The friends, too, the bridesmaids, feel familiar yet aren’t. There’s the oddball heavyset one, the Zach Galifianakis character, Megan, played by Melissa McCarthy, who’s butch and frighteningly straight and comedically straightforward. She’s the most genuine of the women in that she doesn’t have an ideal she’s trying to live up to or that people are imposing upon her. Near the end she physically wrestles with Annie (“I’m Annie’s life! I’m Annie’s life!”), trying to get her to fight back; then she talks about how she had to learn to fight back in high school. Megan only stops being funny for a second, and in that second she’s quite poignant.

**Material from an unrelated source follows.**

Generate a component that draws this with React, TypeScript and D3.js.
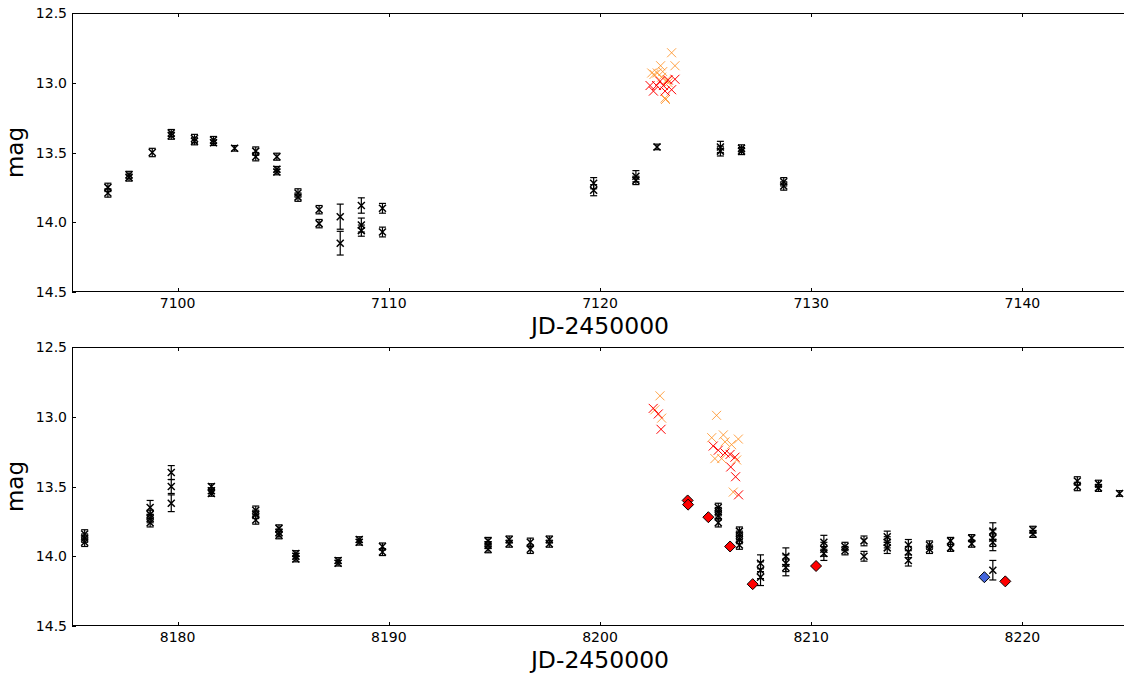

All the women, all the bridesmaids, are poignant and funny; all are dealing with the gulf between the assumed expectation and their own reality. Becca (Ellie Kemper of “The Office”) is the cute newlywed, of the perfect new marriage ... where the sex with her germaphobic husband isn’t working. Rita (Wendi McLendon-Covey) has the opposite problem with her husband. “Sometimes I just want to watch ‘The Daily Show’ without him entering me,” she says. Lillian is the focus of all this whirling activity, but she’s scared of all she’s leaving behind. Even Helen, behind the rich, pretty facade, is small and scared. She’s all pinpoint management skills with, she knows, no true friends.
But it’s in Annie that this gulf between expectation and reality is most visible and most comic. In an early scene, the manager of the jewelry store (Michael Hitchcock, of “Best in Show” fame), trying to get her to show customers the “love is eternal” look to help sell jewelry, calls over a hot young thing with a ludicrous name, Kahlua (Kali Hawk), who, between flirtations with the manager, demonstrates. Then Annie tries. The manager frowns. “Looks like you have menstrual cramps,” he says.

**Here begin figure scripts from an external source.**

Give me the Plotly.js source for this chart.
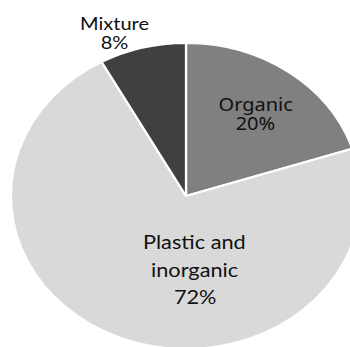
<!DOCTYPE html>
<html>
<head>
<meta charset="utf-8">
<script src="https://cdn.plot.ly/plotly-3.0.1.min.js"></script>
<style>
  html, body { margin: 0; padding: 0; background: #ffffff; overflow: hidden; width: 350px; height: 347px; }
  #chart { width: 330px; height: 360px; transform: scaleX(1.144); transform-origin: 0 0; }
</style>
</head>
<body>
<div id="chart"></div>
<script>
// Waste composition
const categories = ['Organic', 'Plastic and inorganic', 'Mixture'];
const shares = [20, 72, 8];
const sliceColors = ['#808080', '#d9d9d9', '#404040'];

// Label lines for each slice (category name split over lines)
const nameLines = [['Organic'], ['Plastic and', 'inorganic'], ['Mixture']];

// Layout of the drawing area (unscaled px); the div is stretched horizontally by CSS
const W = 330, H = 360, SX = 1.144;
const cx = 186 / SX, cy = 196, r = 153;

// Label placement: screen x of the text centre, screen y of first line, line gap, font
const labelSpots = [
  { x: 256, y: 104, gap: 18.5, font: 'Noto Sans', size: 17.5 },
  { x: 194.5, y: 241.5, gap: 27.5, font: 'Lato', size: 19 },
  { x: 114, y: 23, gap: 19.5, font: 'Lato', size: 17.5 }
];

const total = shares.reduce((a, b) => a + b, 0);

const trace = {
  type: 'pie',
  labels: categories,
  values: shares,
  sort: false,
  direction: 'clockwise',
  rotation: 0,
  textinfo: 'none',
  hoverinfo: 'label+percent',
  marker: { colors: sliceColors, line: { color: '#ffffff', width: 2 } },
  domain: { x: [(cx - r) / W, (cx + r) / W], y: [1 - (cy + r) / H, 1 - (cy - r) / H] },
  showlegend: false
};

const annotations = [];
categories.forEach((c, i) => {
  const pct = Math.round(shares[i] / total * 100) + '%';
  const lines = nameLines[i].concat([pct]);
  const s = labelSpots[i];
  lines.forEach((t, k) => {
    annotations.push({
      xref: 'paper', yref: 'paper',
      x: (s.x / SX) / W,
      y: 1 - (s.y + k * s.gap) / H,
      xanchor: 'center', yanchor: 'middle',
      text: t, showarrow: false,
      font: { family: s.font, size: s.size, color: '#111111' }
    });
  });
});

const layout = {
  width: W, height: H,
  margin: { l: 0, r: 0, t: 0, b: 0 },
  paper_bgcolor: '#ffffff',
  plot_bgcolor: '#ffffff',
  annotations: annotations
};

Plotly.newPlot('chart', [trace], layout, { staticPlot: true, displayModeBar: false });
</script>
</body>
</html>
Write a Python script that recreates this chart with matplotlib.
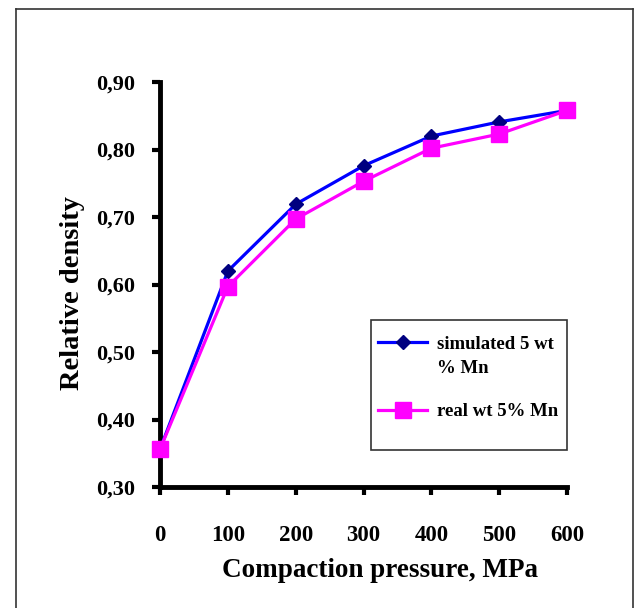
import matplotlib.pyplot as plt
from matplotlib.lines import Line2D
from matplotlib.patches import Rectangle
from matplotlib.ticker import FuncFormatter

pressure = [0, 100, 200, 300, 400, 500, 600]
simulated = [0.356, 0.620, 0.719, 0.776, 0.820, 0.841, 0.858]
real = [0.356, 0.597, 0.697, 0.753, 0.802, 0.823, 0.858]
yticks = [0.30, 0.40, 0.50, 0.60, 0.70, 0.80, 0.90]

plt.rcParams['font.family'] = ['Liberation Serif', 'DejaVu Serif']
plt.rcParams['font.weight'] = 'bold'

fig = plt.figure(figsize=(6.35, 6.08), dpi=100)
ax = fig.add_axes([0.252, 0.199, 0.641, 0.666])

# outer frame (open at the bottom)
for xs, ys in [([0.025, 0.025], [-0.1, 0.986]),
               ([0.025, 0.997], [0.986, 0.986]),
               ([0.997, 0.997], [0.986, -0.1])]:
    fig.add_artist(Line2D(xs, ys, transform=fig.transFigure, color='#333333', lw=1.2))

ax.plot(pressure, simulated, color='#0000ff', lw=2.3, marker='D', markersize=7,
        markerfacecolor='#000080', markeredgecolor='#000080', label='simulated 5 wt',
        zorder=3, clip_on=False)
ax.plot(pressure, real, color='#ff00ff', lw=2.3, marker='s', markersize=11,
        markerfacecolor='#ff00ff', markeredgecolor='#ff00ff', label='real wt 5% Mn',
        zorder=4, clip_on=False)

ax.set_xlim(0, 600)
ax.set_ylim(0.30, 0.90)
ax.set_xticks(pressure)
ax.set_yticks(yticks)
ax.yaxis.set_major_formatter(FuncFormatter(lambda v, p: f'{v:.2f}'.replace('.', ',')))

for s in ['top', 'right']:
    ax.spines[s].set_visible(False)
for s in ['left', 'bottom']:
    ax.spines[s].set_linewidth(3.5)
    ax.spines[s].set_capstyle('projecting')
ax.tick_params(axis='both', width=3, length=6, direction='out', labelsize=16)
ax.tick_params(axis='x', pad=21, labelsize=16.5)
ax.tick_params(axis='y', pad=12)
for lab in ax.get_xticklabels() + ax.get_yticklabels():
    lab.set_fontweight('bold')

ax.set_xlabel('Compaction pressure, MPa', fontsize=19.5, fontweight='bold')
ax.xaxis.set_label_coords(0.54, -0.175)
ax.set_ylabel('Relative density', fontsize=20.5, fontweight='bold')
ax.yaxis.set_label_coords(-0.185, 0.48)

# legend box, taller than its two entries
ax.add_patch(Rectangle((0.518, 0.091), 0.482, 0.321, transform=ax.transAxes,
                       facecolor='white', edgecolor='#333333', lw=1.2, zorder=5, clip_on=False))
leg = ax.legend(loc='upper left', bbox_to_anchor=(0.536, 0.374), fontsize=13.5,
                frameon=False, borderpad=0, labelspacing=2.7,
                handlelength=2.6, handletextpad=0.55, borderaxespad=0)
leg.set_zorder(6)
for t in leg.get_texts():
    t.set_fontweight('bold')

# wrapped second line of the first legend label
ax.annotate('% Mn', xy=(0, 0), xycoords=leg.get_texts()[0], xytext=(0, -24),
            textcoords='offset pixels', ha='left', va='bottom', fontsize=13.5,
            fontweight='bold', zorder=7)

fig.savefig('out.png', dpi=100)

It’s not that the gulf between expectation and reality is inevitably funny. It’s that Kristen Wiig brings out the awkward humor in the situation better than almost anyone.
The filmmakers, including director Paul Feig, director of episodes of “The Office” and “Arrested Development,” get all the details right. The setting is Milwaukee in all its lakefront glory, the soundtrack is full of songs sung by women, we get ’70s standup comic Franklyn Ajaye—Franklyn Ajaye!—as Lillian’s father. Most importantly, the friendship between Annie and Lillian feels real and deep. You know The Bechdel Test from the comic strip “Dykes to Watch Out For”? Quote: “I only go to a movie if it satisfies three basic requirements. One, it has to have at least two women in it, who, two, talk to each other about, three, something besides a man.” “Bridesmaids” is her movie. True, Annie and Lillian talk about men. But they also bring out the inner goof in each other. They drop the facade. That’s what friends are for.